Daerah Rancaekek, hanya terlihat hamparan sawah dan jalan besar (atau karena gelapkah??). Sempat mau masuk jalan tol di daerah Sumedang. Beruntung polisinya baik dan hanya menunjukan kami  arah jalan raya. Bandung lautan hujan sejak siang tadi. Dan aku tidak mau kalah tapi suamiku memaksa untuk mendarat sebentar dan makan nasi goreng. 

Hujan makin deras, kakiku terasa kebas karena dingin. Terpaksa makan (juga) sambil berteduh didepan sebuah bengkel, tidak kelihatan ada tanda-tanda manusia beraktifitas di malam menjelang pagi. Setiap kali melihat bus dan truk hati terasa perih, iyalah… seandainya naik mobil pasti sejam lagi kami sudah ada didaerah Cawang. Tapi sama sekali tidak bisa membayangkan, aku nyaman sendirian,, ahhh.. berrr… dingin.

Melawan hujan (aku terus memaksa), kami menerobos pagi menjauhi kota Bandung yang kembang. Dingin membuatku memohon pada suami agar kami berjalan dibelakang truk atau kontainer yang mengeluarkan asap knalpot panas. Mungkin ini hal tertolol yang selalu kusyukuri sepanjang  malam itu, mencari asap knalpot. Karena tidak tahan dingin,,, hiks hiks.

Jam 3-an kurang, sejuta bunga terasa bertaburan didada. Melihat Kebon Raya Bogor. Never been this love of Bogor actually, sekitar jam  4 sudah ku lihat keramaian pasar Induk Kramat Jati. Berlanjut sampai Cawang, ternyata eh tenyata dijam biasanya aku masih terlelap dalam mimpi sudah banyak orang yang berburu bus untuk memulai aktifitas bekerja. What a wonderful world, batinku…

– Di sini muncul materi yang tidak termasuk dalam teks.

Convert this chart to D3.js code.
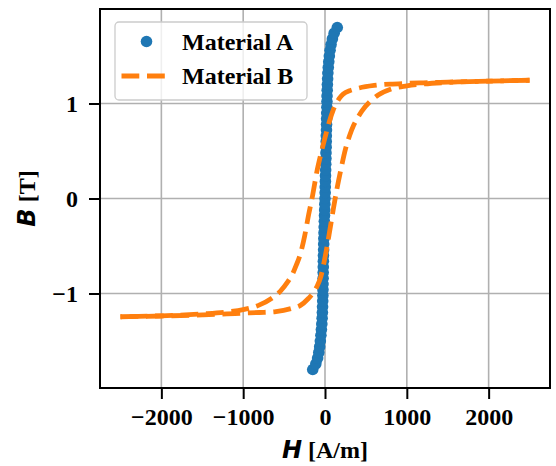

Sekitar jam 5 pagi, suara azdan masih menggema, jalan menuju rumah mama yang kampung dan bertanah merah belum terlihat bentuknya. Jantungku yang terus menahan degup sepanjang malam akhirnya bisa berdetak normal, (mati suri dong, hehehe..). Bahagia rasanya bisa melepas lelah yang sudah diujung ubun-ubun bersama suami, puas rasanya menjejakan kaki ketanah becek khas daerah kami. Senangnya melihat Bekasi di pagi jam 5, setelah lebih dari 20 jam kami duduk dengan masgul di motor, dengan hasil  nol besar!!!